Memory kinds (and device memory) support for UPC++

Issue #30 resolved
Khaled Ibrahim created an issue

Memory kind support is still under discussion. In following text, I will try to summarize the possible scenarios that were discussed by Paul, Dan, Bryce, and Khaled. I hope to reach some agreement on these issue to craft the APIs accordingly.

A- For shared data:

Who allocate and how data are managed?

• Option 1: UPCXX manages device memory to allow allocating a memory arena from which smaller allocations could be serviced. This is consistent with the current main memory support where the shared state allocation is solely managed by the UPCXX runtime. The allocation function will need to be overloaded with versions that have additional arguments for the memory kind and possibly the domain, if multiple memory is split between multiple domains.

• Option 2: User allocates device memory then use an up-cast function to create a global pointer to the device memory. This avoids adding complexity to the current allocation function. It may create a challenge if the application stresses UPCXX runtime by making many small device allocations and try to upcast all of them. Each of these allocation could potentially be treated as an individual segment, right?

• Option 3: Host data allocation is dealt with different from other memory kinds (devices), e.g, UPC++ manages only one kind of shared memory (Host) and the application manages the rest. This option is equivalent to no support for other memory kinds, which is the original UPC++ support level.

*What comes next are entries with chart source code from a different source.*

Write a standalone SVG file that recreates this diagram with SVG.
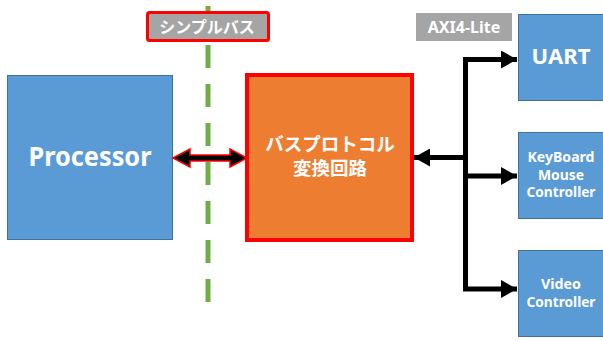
<svg xmlns="http://www.w3.org/2000/svg" width="603" height="341" viewBox="0 0 603 341">
<style>
.blk{fill:#5B9BD5;stroke:#41719C;stroke-width:1}
.t{fill:#fff;font-family:"Noto Sans CJK JP","Noto Sans",sans-serif;font-weight:bold;text-anchor:middle}
.l{fill:#fff;font-family:"Noto Sans","Liberation Sans",sans-serif;font-weight:bold;text-anchor:middle}
.s{font-size:13.5px}
.conn{fill:none;stroke:#000;stroke-width:5}
</style>
<defs>
<marker id="ah" viewBox="0 0 16 18" refX="16" refY="9" markerWidth="16" markerHeight="18" markerUnits="userSpaceOnUse" orient="auto-start-reverse">
<path d="M0,0 L16,9 L0,18 Z" fill="#000"/>
</marker>
</defs>
<rect width="603" height="341" fill="#fff"/>
<line x1="208" y1="6" x2="208" y2="302" stroke="#70AD47" stroke-width="5" stroke-dasharray="23 16"/>
<g id="processor">
<rect class="blk" x="7.5" y="75.5" width="165" height="164"/>
<text class="l" x="90" y="166" font-size="27" textLength="123" lengthAdjust="spacingAndGlyphs">Processor</text>
</g>
<g id="converter">
<rect x="247" y="75" width="165" height="165" fill="#ED7D31" stroke="#FF0000" stroke-width="4"/>
<text class="t" x="330" y="151" font-size="18.5">バスプロトコル</text>
<text class="t" x="330" y="175" font-size="18.5">変換回路</text>
</g>
<g id="uart">
<rect class="blk" x="518.5" y="14.5" width="90" height="86"/>
<text class="l" x="561" y="64" font-size="22">UART</text>
</g>
<g id="keyboard">
<rect class="blk" x="518.5" y="132.5" width="90" height="86"/>
<text class="l s" x="561" y="162" textLength="67" lengthAdjust="spacingAndGlyphs">KeyBoard</text>
<text class="l s" x="561" y="179.5" textLength="46" lengthAdjust="spacingAndGlyphs">Mouse</text>
<text class="l s" x="561" y="197" textLength="69" lengthAdjust="spacingAndGlyphs">Controller</text>
</g>
<g id="video">
<rect class="blk" x="518.5" y="250.5" width="90" height="86"/>
<text class="l s" x="561" y="289" textLength="40" lengthAdjust="spacingAndGlyphs">Video</text>
<text class="l s" x="561" y="307" textLength="69" lengthAdjust="spacingAndGlyphs">Controller</text>
</g>
<g id="label-simple">
<rect x="147.5" y="12.5" width="121" height="28" rx="2" fill="#A5A5A5" stroke="#FF0000" stroke-width="3"/>
<text class="t" x="207" y="33" font-size="16" font-weight="normal">シンプルバス</text>
</g>
<g id="label-axi">
<rect x="416" y="13" width="96" height="28" fill="#A5A5A5"/>
<text class="l" x="464" y="33" font-size="16">AXI4-Lite</text>
</g>
<g id="connectors">
<path d="M173,158 L190,149 L190,155 L230,155 L230,149 L247,158 L230,167 L230,161 L190,161 L190,167 Z" fill="#000" stroke="#FF0000" stroke-width="1.5" stroke-linejoin="miter"/>
<polyline class="conn" points="517,59.5 465.5,59.5 465.5,289 517,289" marker-start="url(#ah)" marker-end="url(#ah)" stroke-linejoin="miter"/>
<line class="conn" x1="465.5" y1="176" x2="517" y2="176" marker-end="url(#ah)"/>
<line class="conn" x1="465.5" y1="157.5" x2="414" y2="157.5" marker-end="url(#ah)"/>
</g>
</svg>
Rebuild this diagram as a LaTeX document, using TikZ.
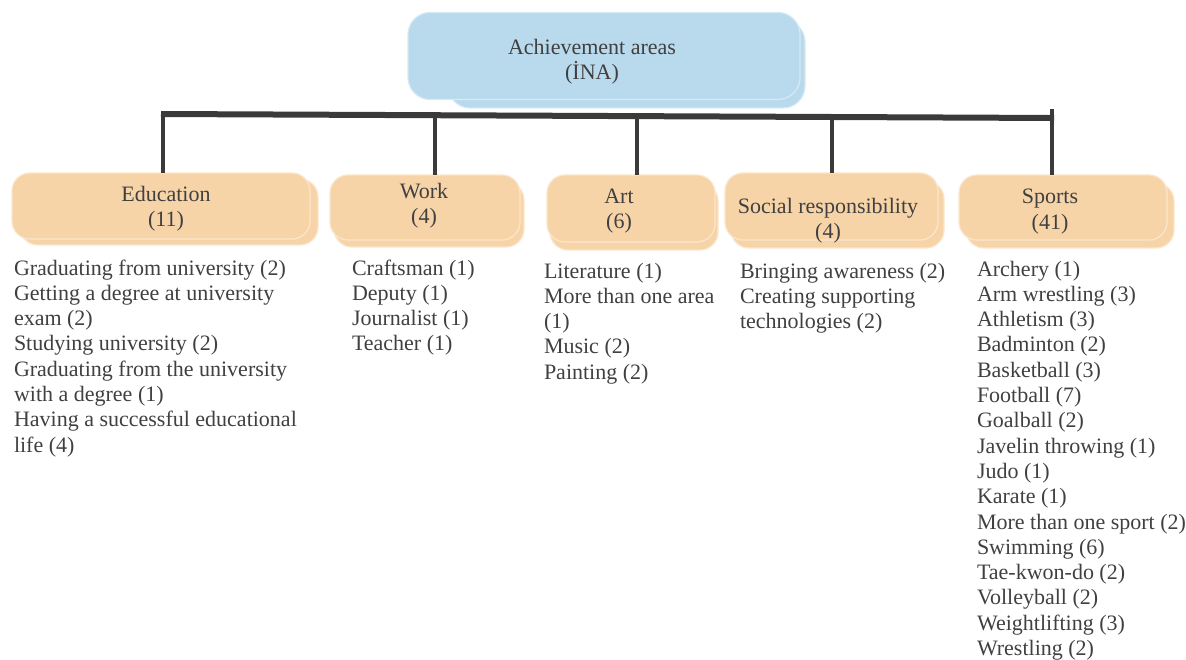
\documentclass[tikz,border=0pt]{standalone}
\usepackage{fontspec}
\setmainfont{Liberation Serif}
\definecolor{peach}{HTML}{F6D4A8}
\definecolor{peachedge}{HTML}{FBE6CC}
\definecolor{skyb}{HTML}{B9D9EC}
\definecolor{skyedge}{HTML}{D6E9F5}
\definecolor{txt}{HTML}{404040}
\definecolor{barc}{HTML}{3A3A3A}
\begin{document}
\begin{tikzpicture}[x=1pt,y=-1pt,
  every node/.style={inner sep=0pt, outer sep=0pt, text=txt, font=\fontsize{22}{25.3}\selectfont},
  catbox/.style={fill=peach, draw=peachedge, line width=1.2pt, rounded corners=18pt, minimum width=#1},
  topbox/.style={fill=skyb, draw=skyedge, line width=1.2pt, rounded corners=22pt},
  lbl/.style={align=center},
  lst/.style={align=left, anchor=base west},
  barline/.style={draw=barc, line width=6pt},
  vline/.style={draw=barc, line width=4pt}]
\useasboundingbox (0,0) rectangle (1186,660);
% top box
\node[topbox, minimum width=357pt, minimum height=88pt] (topB) at (626.5,64) {};
\node[topbox, minimum width=392pt, minimum height=87pt] (top) at (604,56) {};
\node[lbl] (topT) at (592,61.5) {Achievement areas\\(İNA)};
% category back boxes
\node[catbox=298pt, minimum height=66pt] (eduB) at (169,212) {};
\node[catbox=190pt, minimum height=65pt] (workB) at (429,214.5) {};
\node[catbox=168pt, minimum height=67pt] (artB) at (634,216.5) {};
\node[catbox=213pt, minimum height=67pt] (socB) at (837.5,214.5) {};
\node[catbox=208pt, minimum height=65pt] (spoB) at (1070,215.5) {};
% category front boxes
\node[catbox=298pt, minimum height=66pt] (edu) at (161,206) {};
\node[catbox=190pt, minimum height=65pt] (work) at (425,207.5) {};
\node[catbox=168pt, minimum height=67pt] (art) at (631,208.5) {};
\node[catbox=213pt, minimum height=67pt] (soc) at (831.5,206.5) {};
\node[catbox=208pt, minimum height=65pt] (spo) at (1063,207.5) {};
% labels
\node[lbl] (eduT) at (166,208.5) {Education\\(11)};
\node[lbl] (workT) at (424,205.5) {Work\\(4)};
\node[lbl] (artT) at (619,211) {Art\\(6)};
\node[lbl] (socT) at (828,221) {Social responsibility\\(4)};
\node[lbl] (spoT) at (1050,211.5) {Sports\\(41)};
% connectors
\coordinate (bL) at (161,114);
\coordinate (bR) at (1054,118);
\coordinate (vEdu) at (163,111);
\coordinate (vWork) at (435,112.2);
\coordinate (vArt) at (637,113.1);
\coordinate (vSoc) at (832,114);
\coordinate (vSpo) at (1052,109);
\draw[vline] (vEdu) -- (vEdu |- edu.north);
\draw[vline] (vWork) -- (vWork |- work.north);
\draw[vline] (vArt) -- (vArt |- art.north);
\draw[vline] (vSoc) -- (vSoc |- soc.north);
\draw[vline] (vSpo) -- (vSpo |- spo.north);
\draw[barline] (bL) -- (bR);
% lists (base anchor = baseline of last line)
\node[lst] (eduL) at (14,452.1) {Graduating from university (2)\\Getting a degree at university\\exam (2)\\Studying university (2)\\Graduating from the university\\with a degree (1)\\Having a successful educational\\life (4)};
\node[lst] (workL) at (352,350.9) {Craftsman (1)\\Deputy (1)\\Journalist (1)\\Teacher (1)};
\node[lst] (artL) at (544,379.2) {Literature (1)\\More than one area\\(1)\\Music (2)\\Painting (2)};
\node[lst] (socL) at (740,328.6) {Bringing awareness (2)\\Creating supporting\\technologies (2)};
\node[lst] (spoL) at (977,655.5) {Archery (1)\\Arm wrestling (3)\\Athletism (3)\\Badminton (2)\\Basketball (3)\\Football (7)\\Goalball (2)\\Javelin throwing (1)\\Judo (1)\\Karate (1)\\More than one sport (2)\\Swimming (6)\\Tae-kwon-do (2)\\Volleyball (2)\\Weightlifting (3)\\Wrestling (2)};
\end{tikzpicture}
\end{document}
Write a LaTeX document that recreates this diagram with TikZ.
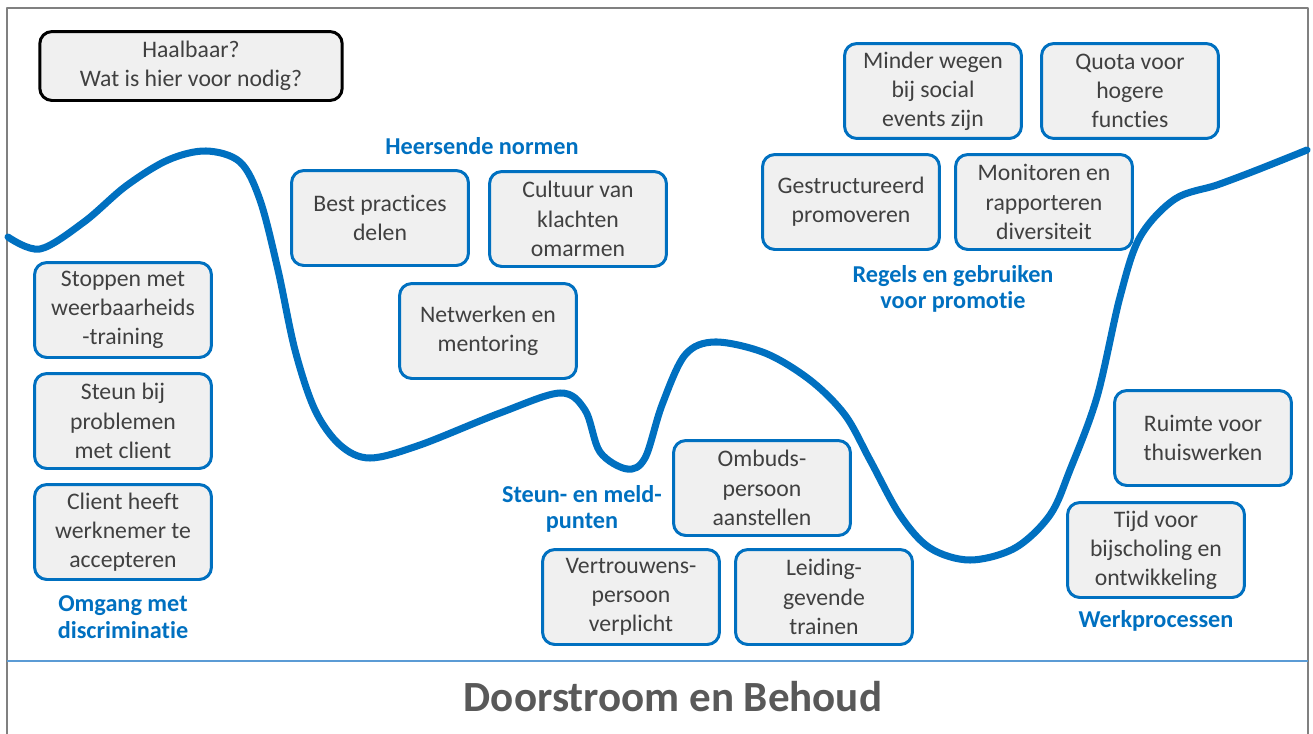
\documentclass[tikz,border=0pt]{standalone}
\usepackage{fontspec}
\setmainfont{Carlito}[Ligatures=NoCommon]
\definecolor{dbblue}{RGB}{0,112,192}
\definecolor{dbgray}{RGB}{240,240,240}
\definecolor{dbtext}{RGB}{64,64,64}
\definecolor{dbtitle}{RGB}{89,89,89}
\definecolor{dbline}{RGB}{91,155,213}
\begin{document}
\begin{tikzpicture}[x=0.02cm,y=-0.02cm,line cap=round,line join=round,
		box/.style={draw=dbblue,line width=1.7pt,fill=dbgray,rounded corners=7pt,minimum width=3.54cm,minimum height=1.9cm,inner sep=2pt,align=center,text=dbtext,font=\fontsize{13.5}{16.6}\selectfont},
		theme/.style={text=dbblue,align=center,font=\fontsize{13.8}{15}\selectfont\bfseries},
		curve/.style={draw=dbblue,line width=4pt}]
	\useasboundingbox (0,0) rectangle (1313,734);
	% frame and bottom bar
	\draw[gray,line width=1.1pt,line cap=butt] (7,734)--(7,8)--(1308,8)--(1308,734);
	\draw[dbline,line width=1.1pt,line cap=butt] (7,661)--(1308,661);
	% the curve
	\draw[curve] plot[smooth,tension=0.55] coordinates {(8,237) (40,249) (84,222) (126,186) (168,160) (206,151) (240,162) (260,200) (278,270) (295,350) (315,410) (340,445) (370,458) (420,445) (500,413) (560,393) (585,410) (600,452) (627,469) (645,458) (662,405) (685,355) (715,342) (765,353) (810,380) (845,415) (870,460) (900,515) (930,548) (970,560) (1015,548) (1050,515) (1070,470) (1097,397) (1120,297) (1140,237) (1175,199) (1217,185) (1257,170) (1307,150)};
	\node[box,draw=black,minimum width=6.05cm,minimum height=1.38cm] (haalbaar) at (191,66) {Haalbaar?\\Wat is hier voor nodig?};
	% omgang met discriminatie
	\node[box] (stoppen) at (123,310) {Stoppen met\\weerbaarheids\\-training};
	\node[box] (steun) at (123,421) {Steun bij\\problemen\\met client};
	\node[box] (client) at (123,532) {Client heeft\\werknemer te\\accepteren};
	\node[theme] (omgang) at (123,617) {Omgang met\\discriminatie};
	% heersende normen
	\node[theme] (normen) at (482,146) {Heersende normen};
	\node[box] (best) at (380,218) {Best practices\\delen};
	\node[box] (cultuur) at (578,219) {Cultuur van\\klachten\\omarmen};
	\node[box] (netwerk) at (488,331) {Netwerken en\\mentoring};
	% regels en gebruiken
	\node[box] (minder) at (933,91) {Minder wegen\\bij social\\events zijn};
	\node[box] (quota) at (1130,91) {Quota voor\\hogere\\functies};
	\node[box] (gestruct) at (851,202) {Gestructureerd\\promoveren};
	\node[box] (monitor) at (1044,202) {Monitoren en\\rapporteren\\diversiteit};
	\node[theme] (regels) at (953,289) {Regels en gebruiken\\voor promotie};
	% steun- en meldpunten
	\node[theme] (meld) at (582,509) {Steun- en meld-\\punten};
	\node[box] (ombuds) at (762,488) {Ombuds-\\persoon\\aanstellen};
	\node[box] (vertrouw) at (631,597) {Vertrouwens-\\persoon\\verplicht};
	\node[box] (leiding) at (824,597) {Leiding-\\gevende\\trainen};
	% werkprocessen
	\node[box] (ruimte) at (1203,438) {Ruimte voor\\thuiswerken};
	\node[box] (tijd) at (1156,550) {Tijd voor\\bijscholing en\\ontwikkeling};
	\node[theme] (werk) at (1156,621) {Werkprocessen};
	\node[text=dbtitle,font=\fontsize{24.5}{28}\selectfont\bfseries] (titel) at (673,697) {Doorstroom en Behoud};
\end{tikzpicture}
\end{document}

In all cases, the shared segment metadata could carry the kind information, which may be expensive to query using for instance current generation nVidia system calls (up to multiple us on summitdev power8/nvidia GPUs under high concurrency).

The use of the upcast method is restricted to UPCXX predefined/supported memory kinds.

B- For private data:

This is a bit more complicated because typically the application is free to use any allocator. The question is how private data are presented to communication APIs.

• Option 1: Private pointer should first be up-casted to a global pointer before being passed to the data transfer APIs. In this case both src and destination of put/get are global pointers. Current APIs are not following such signature, probably to avoid confusing users about third party initiation of data transfer.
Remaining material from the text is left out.